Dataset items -

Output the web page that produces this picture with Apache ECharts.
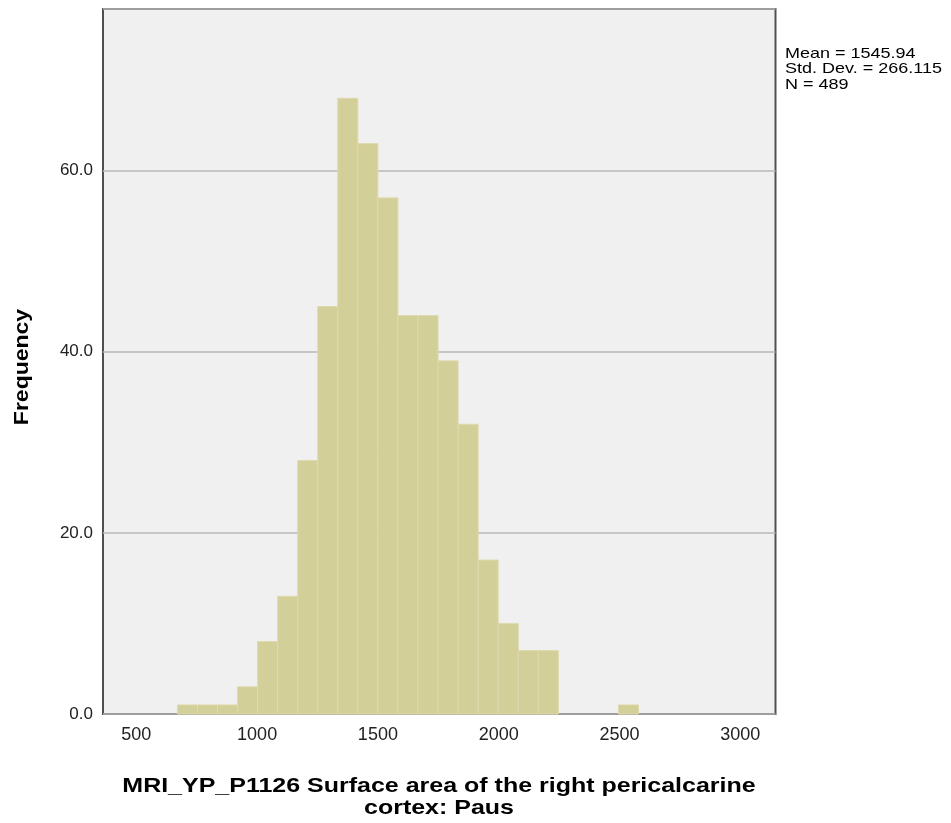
<!DOCTYPE html>
<html>
<head>
<meta charset="utf-8">
<script src="https://cdn.jsdelivr.net/npm/echarts@6/dist/echarts.min.js"></script>
<style>html,body{margin:0;padding:0;background:#fff;}#c{width:951px;height:823px;}</style>
</head>
<body>
<div id="c"></div>
<script>
// Histogram bins (lower edges), bin width and counts
const binLow = [670, 753, 836, 919, 1002, 1085, 1168, 1251, 1334, 1417, 1500, 1583, 1666, 1749, 1832, 1915, 1998, 2081, 2164, 2247, 2330, 2413, 2496];
const binWidth = 83;
const counts = [1, 1, 1, 3, 8, 13, 28, 45, 68, 63, 57, 44, 44, 39, 32, 17, 10, 7, 7, 0, 0, 0, 1];
const xTicks = [500, 1000, 1500, 2000, 2500, 3000];
const yTicks = [0, 20, 40, 60];
const statsLines = ['Mean = 1545.94', 'Std. Dev. = 266.115', 'N = 489'];
const xTitle = 'MRI_YP_P1126 Surface area of the right pericalcarine\ncortex: Paus';
const yTitle = 'Frequency';

const FONT = 'Liberation Sans, Arial, sans-serif';
const data = binLow.map((lo, i) => [lo, lo + binWidth, counts[i]]).filter(d => d[2] > 0);

const chart = echarts.init(document.getElementById('c'), null, {renderer: 'canvas'});
chart.setOption({
  animation: false,
  backgroundColor: '#ffffff',
  textStyle: {fontFamily: FONT},
  grid: {left: 103, top: 9, right: 175.5, bottom: 109, show: true, backgroundColor: '#f0f0f0', borderColor: '#505050', borderWidth: 2},
  xAxis: {
    type: 'value', min: 362, max: 3146,
    axisLine: {show: false}, axisTick: {show: false}, splitLine: {show: false},
    axisLabel: {customValues: xTicks, formatter: v => String(v), color: '#222', fontSize: 18, margin: 12, fontFamily: FONT}
  },
  yAxis: {
    type: 'value', min: 0, max: 77.86, interval: 20,
    axisLine: {show: false}, axisTick: {show: false},
    splitLine: {show: true, lineStyle: {color: '#b8b8b8', width: 1.5}},
    axisLabel: {customValues: yTicks, formatter: v => v.toFixed(1), color: '#222', fontSize: 17, margin: 10, fontFamily: FONT}
  },
  graphic: [
    {
      type: 'text', x: 785, y: 46, scaleX: 1.2,
      style: {x: 0, y: 0, text: statsLines.join('\n'), fontSize: 15, lineHeight: 15.5, fill: '#000', fontFamily: FONT, verticalAlign: 'top'}
    },
    {
      type: 'text', x: 439, y: 797, scaleX: 1.19,
      style: {x: 0, y: 0, text: xTitle, fontSize: 21, fontWeight: 'bold', lineHeight: 21.5, fill: '#000', fontFamily: FONT, align: 'center', verticalAlign: 'middle'}
    },
    {
      type: 'text', x: 22, y: 367, rotation: Math.PI / 2, scaleX: 1.15,
      style: {x: 0, y: 0, text: yTitle, fontSize: 20, fontWeight: 'bold', fill: '#000', fontFamily: FONT, align: 'center', verticalAlign: 'middle'}
    }
  ],
  series: [{
    type: 'custom',
    data: data,
    encode: {x: [0, 1], y: 2},
    renderItem: function (params, api) {
      const p0 = api.coord([api.value(0), api.value(2)]);
      const p1 = api.coord([api.value(1), 0]);
      return {
        type: 'rect',
        shape: {x: p0[0], y: p0[1], width: p1[0] - p0[0], height: p1[1] - p0[1]},
        style: {fill: '#d3cf98', stroke: '#dedaae', lineWidth: 1}
      };
    }
  }]
});
</script>
</body>
</html>
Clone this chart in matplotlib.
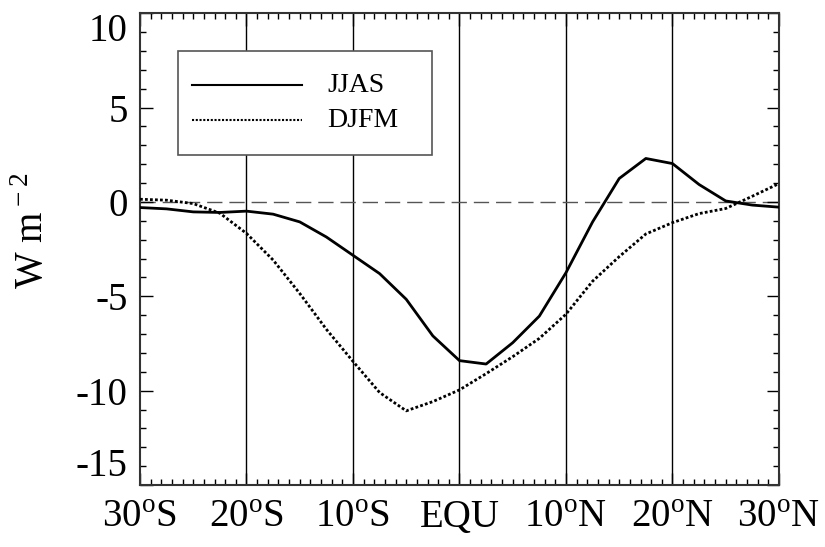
import numpy as np
import matplotlib
matplotlib.use("Agg")
import matplotlib.pyplot as plt
from matplotlib.ticker import MultipleLocator
from matplotlib.patches import Rectangle

# data (latitude every 2.5 deg)
lat = np.arange(-30, 30.1, 2.5)
jjas = [-0.30, -0.37, -0.53, -0.56, -0.49, -0.65, -1.06, -1.86, -2.83, -3.80,
        -5.16, -7.10, -8.41, -8.59, -7.46, -6.05, -3.75, -1.06, 1.24, 2.30,
        2.03, 0.92, 0.05, -0.17, -0.28]
djfm = [0.14, 0.09, -0.09, -0.60, -1.67, -3.08, -4.85, -6.75, -8.45, -10.10,
        -11.07, -10.58, -9.96, -9.10, -8.20, -7.23, -5.95, -4.20, -2.90, -1.70,
        -1.10, -0.62, -0.35, 0.30, 0.97]

xticks = [-30, -20, -10, 0, 10, 20, 30]
xlabels = [r"30$^{\rm o}$S", r"20$^{\rm o}$S", r"10$^{\rm o}$S", "EQU",
           r"10$^{\rm o}$N", r"20$^{\rm o}$N", r"30$^{\rm o}$N"]
yticks = [-15, -10, -5, 0, 5, 10]

plt.rcParams["font.family"] = "Liberation Serif"
plt.rcParams["mathtext.fontset"] = "custom"
plt.rcParams["mathtext.rm"] = "Liberation Serif"
plt.rcParams["axes.unicode_minus"] = False

fig = plt.figure(figsize=(8.25, 5.47), dpi=100)
ax = fig.add_axes([0.1697, 0.1133, 0.7745, 0.8627])

# vertical reference lines and zero line
for x in [-20, -10, 0, 10, 20]:
    ax.axvline(x, color="black", lw=1.0, zorder=1)
ax.axhline(0, color="#555555", lw=1.0, linestyle=(0, (11, 5)), zorder=1)

ax.plot(lat, jjas, color="black", lw=2.0, zorder=3)
ax.plot(lat, djfm, color="black", lw=2.0, linestyle=(0, (1, 0.8)), zorder=3)

ax.set_xlim(-30, 30)
ax.set_ylim(-15, 10)
ax.set_xticks(xticks)
ax.set_xticklabels(xlabels, fontsize=28)
ax.set_yticks(yticks)
ax.set_yticklabels([str(v) for v in yticks], fontsize=28)
# keep the end labels inside the axis height, as in the original
ylabs = ax.get_yticklabels()
ylabs[0].set_va("bottom")
ylabs[-1].set_va("top")
ax.xaxis.set_minor_locator(MultipleLocator(1))
ax.yaxis.set_minor_locator(MultipleLocator(1))
ax.tick_params(which="both", direction="in", top=True, right=True, width=1)
ax.tick_params(which="major", length=9)
ax.tick_params(which="minor", length=4.3)
ax.tick_params(axis="x", which="major", pad=10)
ax.tick_params(axis="y", which="major", pad=9)
for s in ax.spines.values():
    s.set_linewidth(1.5)
    s.set_color("#333333")

ax.set_ylabel(r"W m$^{\rm -2}$", fontsize=28)
ax.yaxis.set_label_coords(-0.138, 0.54)

# legend box
ax.add_patch(Rectangle((0.06, 0.699), 0.3965, 0.2205, transform=ax.transAxes,
                       facecolor="white", edgecolor="#555555", lw=1.2, zorder=5))
ax.plot([0.081, 0.253], [0.847, 0.847], transform=ax.transAxes,
        color="black", lw=1.5, zorder=6)
ax.plot([0.081, 0.253], [0.773, 0.773], transform=ax.transAxes,
        color="black", lw=1.5, linestyle=(0, (1, 0.8)), zorder=6)
ax.text(0.293, 0.847, "JJAS", transform=ax.transAxes, fontsize=20,
        va="center", ha="left", zorder=6)
ax.text(0.293, 0.773, "DJFM", transform=ax.transAxes, fontsize=20,
        va="center", ha="left", zorder=6)

plt.savefig("out.png", dpi=100)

EXERCISE - Give the entries again word for word, but skip the pictures.

EXERCISE SOLUTION -
Output the web page that produces this picture with Apache ECharts.
<!DOCTYPE html>
<html>
<head>
<meta charset="utf-8">
<script src="https://cdn.jsdelivr.net/npm/echarts@6/dist/echarts.min.js"></script>
<style>html,body{margin:0;padding:0;background:#fff;}#c{width:951px;height:823px;}</style>
</head>
<body>
<div id="c"></div>
<script>
// Histogram bins (lower edges), bin width and counts
const binLow = [670, 753, 836, 919, 1002, 1085, 1168, 1251, 1334, 1417, 1500, 1583, 1666, 1749, 1832, 1915, 1998, 2081, 2164, 2247, 2330, 2413, 2496];
const binWidth = 83;
const counts = [1, 1, 1, 3, 8, 13, 28, 45, 68, 63, 57, 44, 44, 39, 32, 17, 10, 7, 7, 0, 0, 0, 1];
const xTicks = [500, 1000, 1500, 2000, 2500, 3000];
const yTicks = [0, 20, 40, 60];
const statsLines = ['Mean = 1545.94', 'Std. Dev. = 266.115', 'N = 489'];
const xTitle = 'MRI_YP_P1126 Surface area of the right pericalcarine\ncortex: Paus';
const yTitle = 'Frequency';

const FONT = 'Liberation Sans, Arial, sans-serif';
const data = binLow.map((lo, i) => [lo, lo + binWidth, counts[i]]).filter(d => d[2] > 0);

const chart = echarts.init(document.getElementById('c'), null, {renderer: 'canvas'});
chart.setOption({
  animation: false,
  backgroundColor: '#ffffff',
  textStyle: {fontFamily: FONT},
  grid: {left: 103, top: 9, right: 175.5, bottom: 109, show: true, backgroundColor: '#f0f0f0', borderColor: '#505050', borderWidth: 2},
  xAxis: {
    type: 'value', min: 362, max: 3146,
    axisLine: {show: false}, axisTick: {show: false}, splitLine: {show: false},
    axisLabel: {customValues: xTicks, formatter: v => String(v), color: '#222', fontSize: 18, margin: 12, fontFamily: FONT}
  },
  yAxis: {
    type: 'value', min: 0, max: 77.86, interval: 20,
    axisLine: {show: false}, axisTick: {show: false},
    splitLine: {show: true, lineStyle: {color: '#b8b8b8', width: 1.5}},
    axisLabel: {customValues: yTicks, formatter: v => v.toFixed(1), color: '#222', fontSize: 17, margin: 10, fontFamily: FONT}
  },
  graphic: [
    {
      type: 'text', x: 785, y: 46, scaleX: 1.2,
      style: {x: 0, y: 0, text: statsLines.join('\n'), fontSize: 15, lineHeight: 15.5, fill: '#000', fontFamily: FONT, verticalAlign: 'top'}
    },
    {
      type: 'text', x: 439, y: 797, scaleX: 1.19,
      style: {x: 0, y: 0, text: xTitle, fontSize: 21, fontWeight: 'bold', lineHeight: 21.5, fill: '#000', fontFamily: FONT, align: 'center', verticalAlign: 'middle'}
    },
    {
      type: 'text', x: 22, y: 367, rotation: Math.PI / 2, scaleX: 1.15,
      style: {x: 0, y: 0, text: yTitle, fontSize: 20, fontWeight: 'bold', fill: '#000', fontFamily: FONT, align: 'center', verticalAlign: 'middle'}
    }
  ],
  series: [{
    type: 'custom',
    data: data,
    encode: {x: [0, 1], y: 2},
    renderItem: function (params, api) {
      const p0 = api.coord([api.value(0), api.value(2)]);
      const p1 = api.coord([api.value(1), 0]);
      return {
        type: 'rect',
        shape: {x: p0[0], y: p0[1], width: p1[0] - p0[0], height: p1[1] - p0[1]},
        style: {fill: '#d3cf98', stroke: '#dedaae', lineWidth: 1}
      };
    }
  }]
});
</script>
</body>
</html>
Clone this chart in matplotlib.
import numpy as np
import matplotlib
matplotlib.use("Agg")
import matplotlib.pyplot as plt
from matplotlib.ticker import MultipleLocator
from matplotlib.patches import Rectangle

# data (latitude every 2.5 deg)
lat = np.arange(-30, 30.1, 2.5)
jjas = [-0.30, -0.37, -0.53, -0.56, -0.49, -0.65, -1.06, -1.86, -2.83, -3.80,
        -5.16, -7.10, -8.41, -8.59, -7.46, -6.05, -3.75, -1.06, 1.24, 2.30,
        2.03, 0.92, 0.05, -0.17, -0.28]
djfm = [0.14, 0.09, -0.09, -0.60, -1.67, -3.08, -4.85, -6.75, -8.45, -10.10,
        -11.07, -10.58, -9.96, -9.10, -8.20, -7.23, -5.95, -4.20, -2.90, -1.70,
        -1.10, -0.62, -0.35, 0.30, 0.97]

xticks = [-30, -20, -10, 0, 10, 20, 30]
xlabels = [r"30$^{\rm o}$S", r"20$^{\rm o}$S", r"10$^{\rm o}$S", "EQU",
           r"10$^{\rm o}$N", r"20$^{\rm o}$N", r"30$^{\rm o}$N"]
yticks = [-15, -10, -5, 0, 5, 10]

plt.rcParams["font.family"] = "Liberation Serif"
plt.rcParams["mathtext.fontset"] = "custom"
plt.rcParams["mathtext.rm"] = "Liberation Serif"
plt.rcParams["axes.unicode_minus"] = False

fig = plt.figure(figsize=(8.25, 5.47), dpi=100)
ax = fig.add_axes([0.1697, 0.1133, 0.7745, 0.8627])

# vertical reference lines and zero line
for x in [-20, -10, 0, 10, 20]:
    ax.axvline(x, color="black", lw=1.0, zorder=1)
ax.axhline(0, color="#555555", lw=1.0, linestyle=(0, (11, 5)), zorder=1)

ax.plot(lat, jjas, color="black", lw=2.0, zorder=3)
ax.plot(lat, djfm, color="black", lw=2.0, linestyle=(0, (1, 0.8)), zorder=3)

ax.set_xlim(-30, 30)
ax.set_ylim(-15, 10)
ax.set_xticks(xticks)
ax.set_xticklabels(xlabels, fontsize=28)
ax.set_yticks(yticks)
ax.set_yticklabels([str(v) for v in yticks], fontsize=28)
# keep the end labels inside the axis height, as in the original
ylabs = ax.get_yticklabels()
ylabs[0].set_va("bottom")
ylabs[-1].set_va("top")
ax.xaxis.set_minor_locator(MultipleLocator(1))
ax.yaxis.set_minor_locator(MultipleLocator(1))
ax.tick_params(which="both", direction="in", top=True, right=True, width=1)
ax.tick_params(which="major", length=9)
ax.tick_params(which="minor", length=4.3)
ax.tick_params(axis="x", which="major", pad=10)
ax.tick_params(axis="y", which="major", pad=9)
for s in ax.spines.values():
    s.set_linewidth(1.5)
    s.set_color("#333333")

ax.set_ylabel(r"W m$^{\rm -2}$", fontsize=28)
ax.yaxis.set_label_coords(-0.138, 0.54)

# legend box
ax.add_patch(Rectangle((0.06, 0.699), 0.3965, 0.2205, transform=ax.transAxes,
                       facecolor="white", edgecolor="#555555", lw=1.2, zorder=5))
ax.plot([0.081, 0.253], [0.847, 0.847], transform=ax.transAxes,
        color="black", lw=1.5, zorder=6)
ax.plot([0.081, 0.253], [0.773, 0.773], transform=ax.transAxes,
        color="black", lw=1.5, linestyle=(0, (1, 0.8)), zorder=6)
ax.text(0.293, 0.847, "JJAS", transform=ax.transAxes, fontsize=20,
        va="center", ha="left", zorder=6)
ax.text(0.293, 0.773, "DJFM", transform=ax.transAxes, fontsize=20,
        va="center", ha="left", zorder=6)

plt.savefig("out.png", dpi=100)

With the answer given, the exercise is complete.